I don't know the websites, which you mentioned and therefore i cannot rate specific offers there.

But british and canadian mint are producing much too much commemorative bullion coins. If you can wait a few years and don't need to get a certain type, you will find opportunities, to get them for bullion value or almost b.v.

Same about french commemorating coins.


Speculation, high prices in the field of modern coins i saw from Japan, from gold coins of Czech Republic and Bulgaria.

My favourite for now is Sweden, it has stopped producing commemorative coins and their prices are moderate in relation to similar coins.

Bottom line is that either you are a coin collector or a bullion collector. If all you are interested in is bullion, you are better off with bullion rounds or bars from private mints which tend to have less of a markup. Government mints must make a profit on the non circulating coins to help finance the circulating coins that cost more to produce than they are worth. The U.S. 1 cent  and the U.S. Nickel for instance.
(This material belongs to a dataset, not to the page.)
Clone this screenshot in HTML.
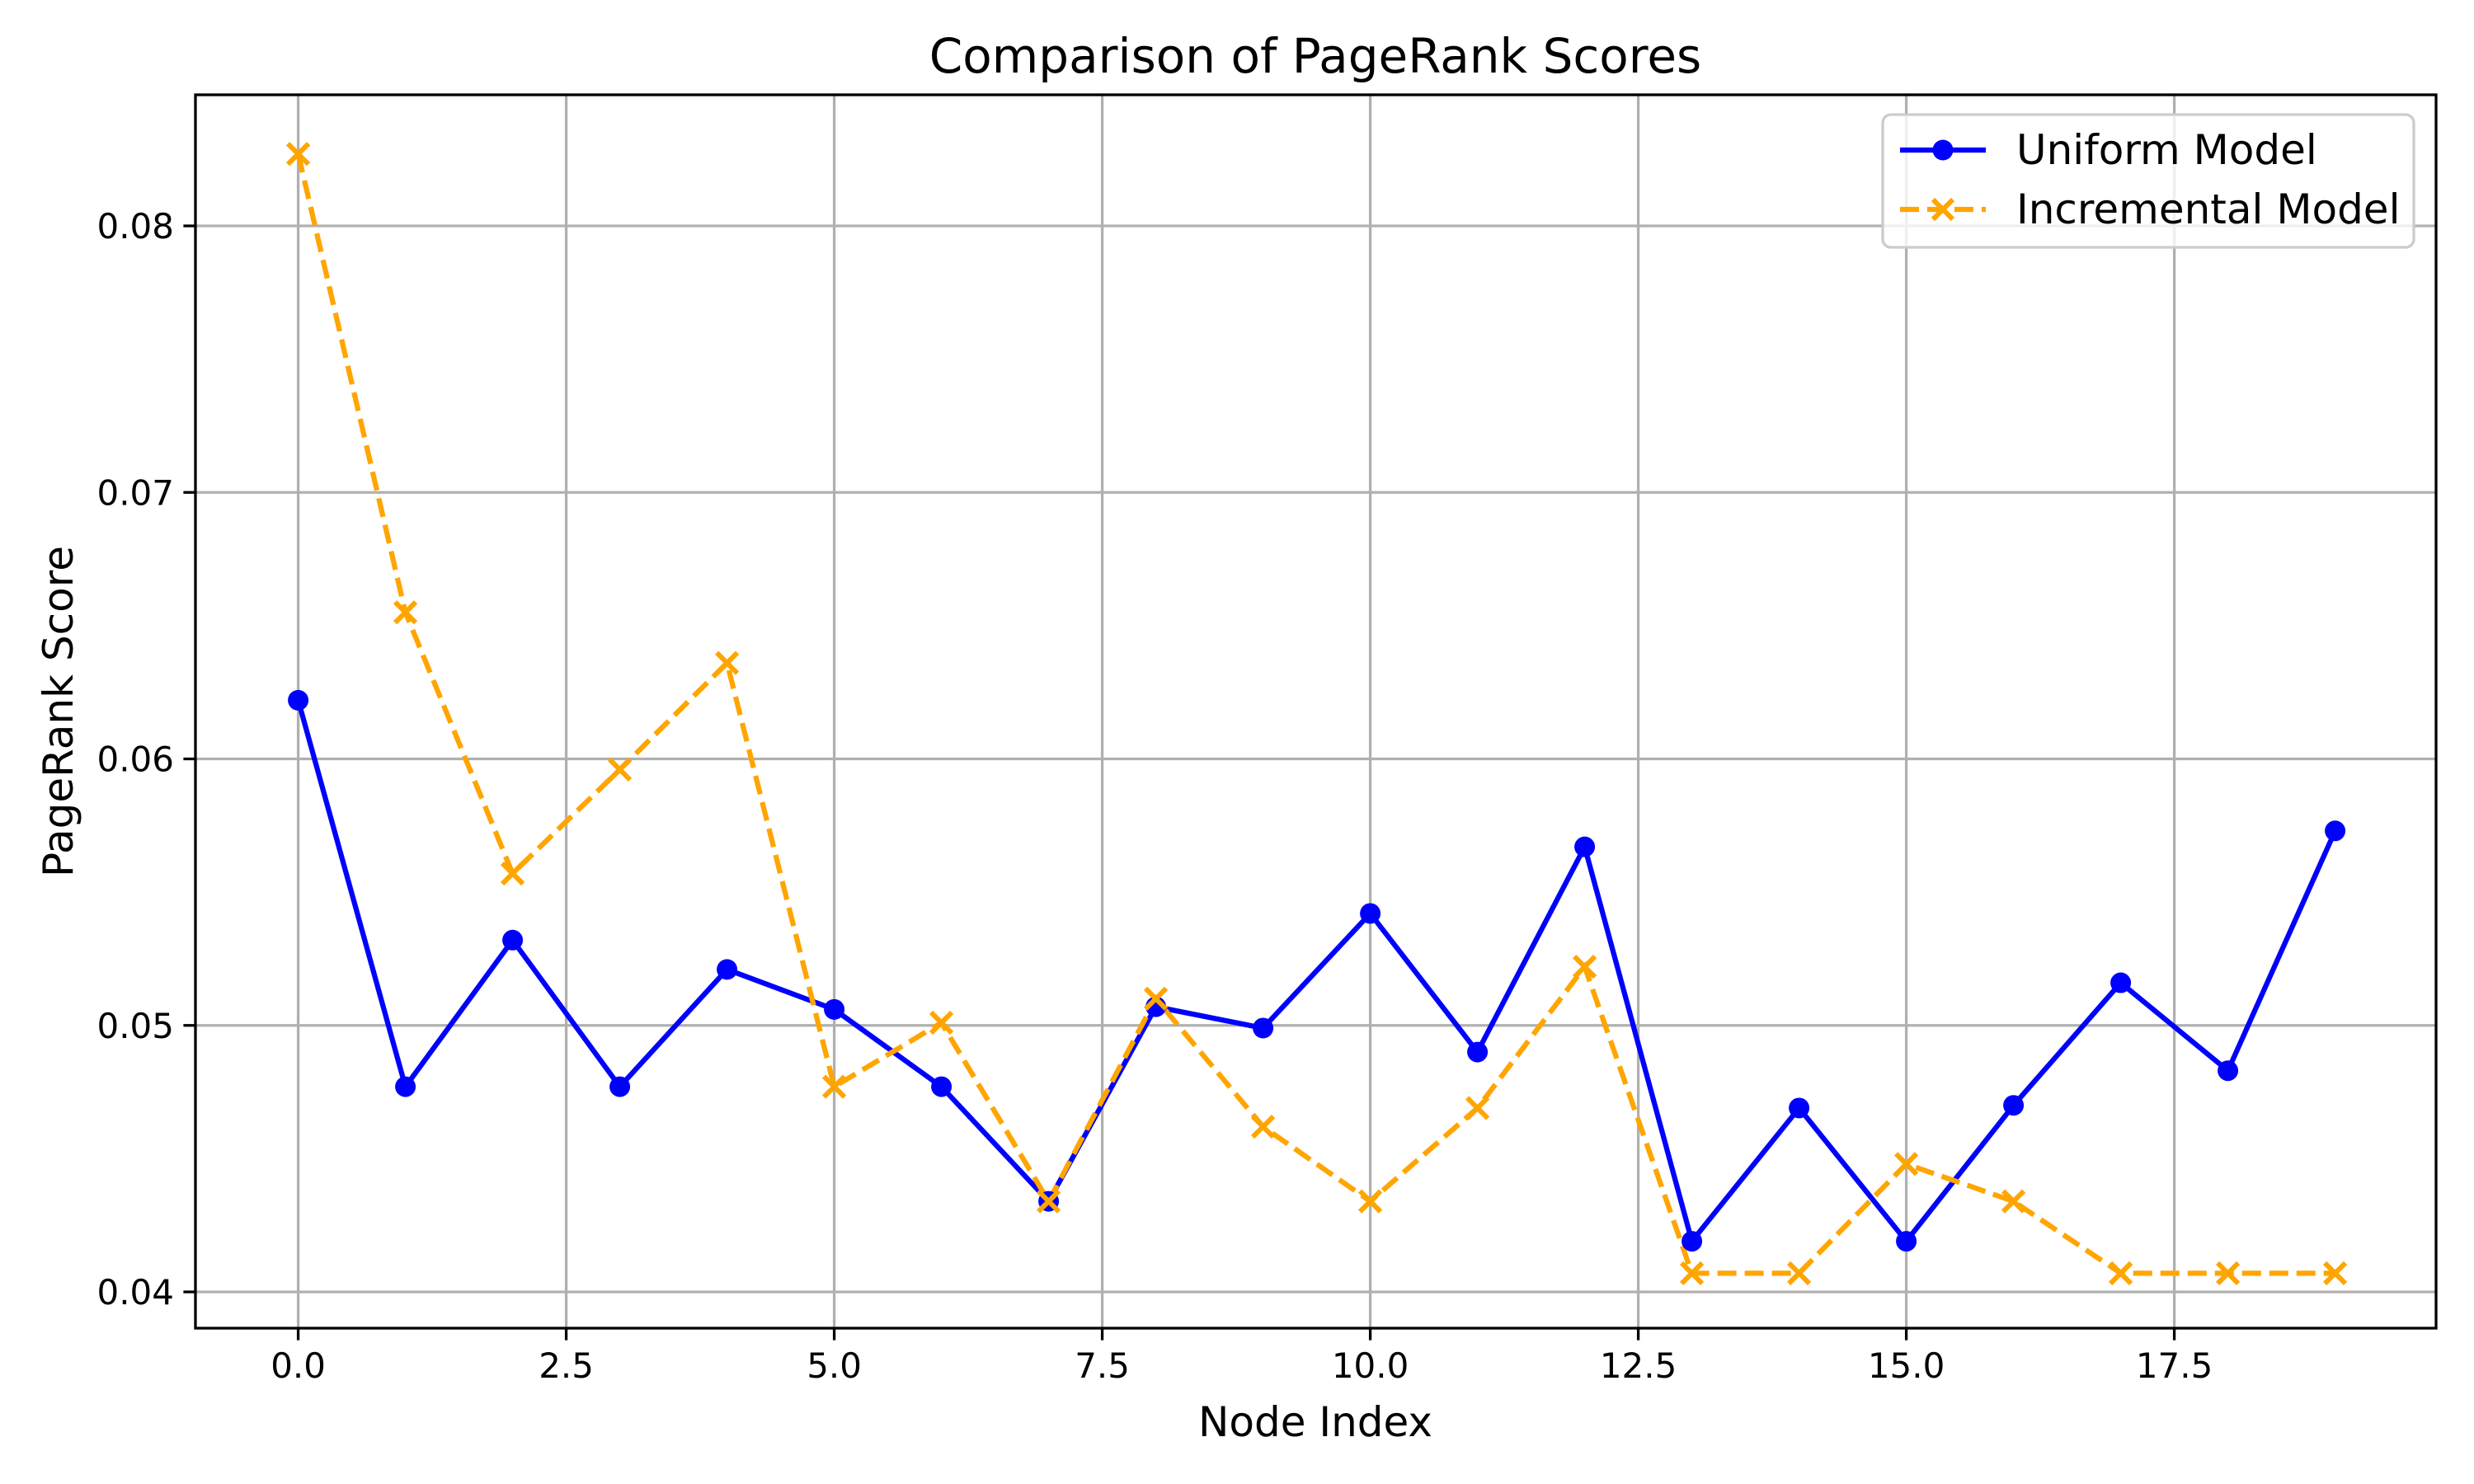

Bullion coins are typically about twice the spot value of the metal. They are not useful as a short-term investments, however the price of gold keeps going up and given 5-10 years you can probably turn a profit. Some, very few, are collectable. If you sign up as a dealer and have 5-6 figures capital, you can probably learn to turn a short-term profit on the fluctuating spot value, but I wouldn't attempt it on gold, I'd do it in silver. Gold from the market is below spot value any day, but you need to have a reliable point of sale people can come to to sell their gold. For example a shop front.